%%

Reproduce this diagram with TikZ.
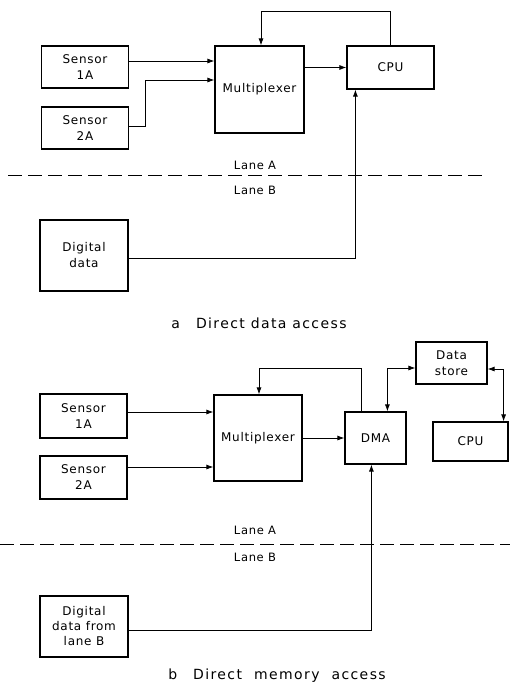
\documentclass[tikz,border=0pt]{standalone}
\usepackage{fontspec}
\setmainfont{DejaVu Sans}[LetterSpace=6]
\newfontfamily\capfont{DejaVu Sans}[LetterSpace=10]
\usetikzlibrary{arrows.meta}

\tikzset{
  blk/.style={draw, line width=1.2pt, align=center, inner sep=0pt, font=\fontsize{12}{16}\selectfont},
  link/.style={line width=0.8pt},
  arr/.style={link, -{Latex[length=7pt,width=5pt]}},
  biarr/.style={link, {Latex[length=7pt,width=5pt]}-{Latex[length=7pt,width=5pt]}},
  lanesep/.style={line width=0.8pt, dash pattern=on 14pt off 6pt},
  lbl/.style={font=\fontsize{11.5}{13}\selectfont},
  captxt/.style={font=\capfont\fontsize{14}{16}\selectfont},
}

\begin{document}
\begin{tikzpicture}[x=1pt, y=-1pt]
    \useasboundingbox (0,0) rectangle (510,687);

    % a: direct data access
    \node[blk, minimum width=87, minimum height=42] (s1a) at (85,67) {Sensor\\1A};
    \node[blk, minimum width=87, minimum height=42] (s2a) at (85,128) {Sensor\\2A};
    \node[blk, minimum width=89, minimum height=87] (muxa) at (259.5,89.5) {Multiplexer};
    \node[blk, minimum width=87, minimum height=43] (cpua) at (390.5,67.5) {CPU};
    \node[blk, minimum width=88, minimum height=71] (dda) at (84,255.5) {Digital\\data};

    \coordinate (ya1) at (0,61);
    \coordinate (ya2) at (0,126);
    \coordinate (joga) at (145,80);
    \draw[arr] (s1a.east |- ya1) -- (muxa.west |- ya1);
    \draw[arr] (s2a.east |- ya2) -| (joga) -- (muxa.west |- joga);
    \draw[arr] (muxa.east |- cpua) -- (cpua.west);
    \draw[arr] (cpua.north) -- ++(0,-34) -| ([xshift=1.5]muxa.north);
    \draw[arr] ([yshift=-3]dda.east) -| ([xshift=9]cpua.south west);

    % lanes
    \node[lbl] (lanea1) at (255,165) {Lane A};
    \draw[lanesep] (8,175) -- (483,175);
    \node[lbl] (laneb1) at (255,190) {Lane B};

    \node[captxt] (capa) at (259,323) {a\hspace{16pt}Direct data access};

    % b: direct memory access
    \node[blk, minimum width=87, minimum height=44] (s1b) at (83.5,416) {Sensor\\1A};
    \node[blk, minimum width=87, minimum height=43] (s2b) at (83.5,477.5) {Sensor\\2A};
    \node[blk, minimum width=88, minimum height=86] (muxb) at (258,438) {Multiplexer};
    \node[blk, minimum width=61, minimum height=52] (dma) at (375.5,438) {DMA};
    \node[blk, minimum width=71, minimum height=42] (ds) at (451.5,363) {Data\\store};
    \node[blk, minimum width=75, minimum height=39] (cpub) at (470.5,441.5) {CPU};
    \node[blk, minimum width=88, minimum height=61, font=\fontsize{12}{15}\selectfont] (ddb) at (84,626.5) {Digital\\data from\\lane B};

    \coordinate (yb1) at (0,412);
    \coordinate (yb2) at (0,467);
    \draw[arr] (s1b.east |- yb1) -- (muxb.west |- yb1);
    \draw[arr] (s2b.east |- yb2) -- (muxb.west |- yb2);
    \draw[arr] (muxb.east |- dma) -- (dma.west);
    \draw[arr] ([xshift=17]dma.north west) -- ++(0,-43) -| ([xshift=1]muxb.north);
    \draw[biarr] ([xshift=43]dma.north west) |- ([yshift=-5]ds.west);
    \draw[biarr] ([yshift=-6]ds.east) -| ([xshift=-5]cpub.north east);
    \draw[arr] ([yshift=-4]ddb.east) -| ([xshift=27]dma.south west);

    % lanes
    \node[lbl] (lanea2) at (255,530) {Lane A};
    \draw[lanesep] (0,544) -- (510,544);
    \node[lbl] (laneb2) at (255,557) {Lane B};

    \node[captxt] (capb) at (277,676) {b\hspace{16pt}Direct\hspace{12pt}memory\hspace{12pt}access};
\end{tikzpicture}
\end{document}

%%

◆ THE TASK ◆
Begin at the first line of the material and copy each line exactly through the one containing "width=88, minimum height=71]". Omit pictures.

◆ WRITTEN ANSWER ◆
Reproduce this diagram with TikZ.
\documentclass[tikz,border=0pt]{standalone}
\usepackage{fontspec}
\setmainfont{DejaVu Sans}[LetterSpace=6]
\newfontfamily\capfont{DejaVu Sans}[LetterSpace=10]
\usetikzlibrary{arrows.meta}

\tikzset{
  blk/.style={draw, line width=1.2pt, align=center, inner sep=0pt, font=\fontsize{12}{16}\selectfont},
  link/.style={line width=0.8pt},
  arr/.style={link, -{Latex[length=7pt,width=5pt]}},
  biarr/.style={link, {Latex[length=7pt,width=5pt]}-{Latex[length=7pt,width=5pt]}},
  lanesep/.style={line width=0.8pt, dash pattern=on 14pt off 6pt},
  lbl/.style={font=\fontsize{11.5}{13}\selectfont},
  captxt/.style={font=\capfont\fontsize{14}{16}\selectfont},
}

\begin{document}
\begin{tikzpicture}[x=1pt, y=-1pt]
    \useasboundingbox (0,0) rectangle (510,687);

    % a: direct data access
    \node[blk, minimum width=87, minimum height=42] (s1a) at (85,67) {Sensor\\1A};
    \node[blk, minimum width=87, minimum height=42] (s2a) at (85,128) {Sensor\\2A};
    \node[blk, minimum width=89, minimum height=87] (muxa) at (259.5,89.5) {Multiplexer};
    \node[blk, minimum width=87, minimum height=43] (cpua) at (390.5,67.5) {CPU};
    \node[blk, minimum width=88, minimum height=71] (dda) at (84,255.5) {Digital\\data};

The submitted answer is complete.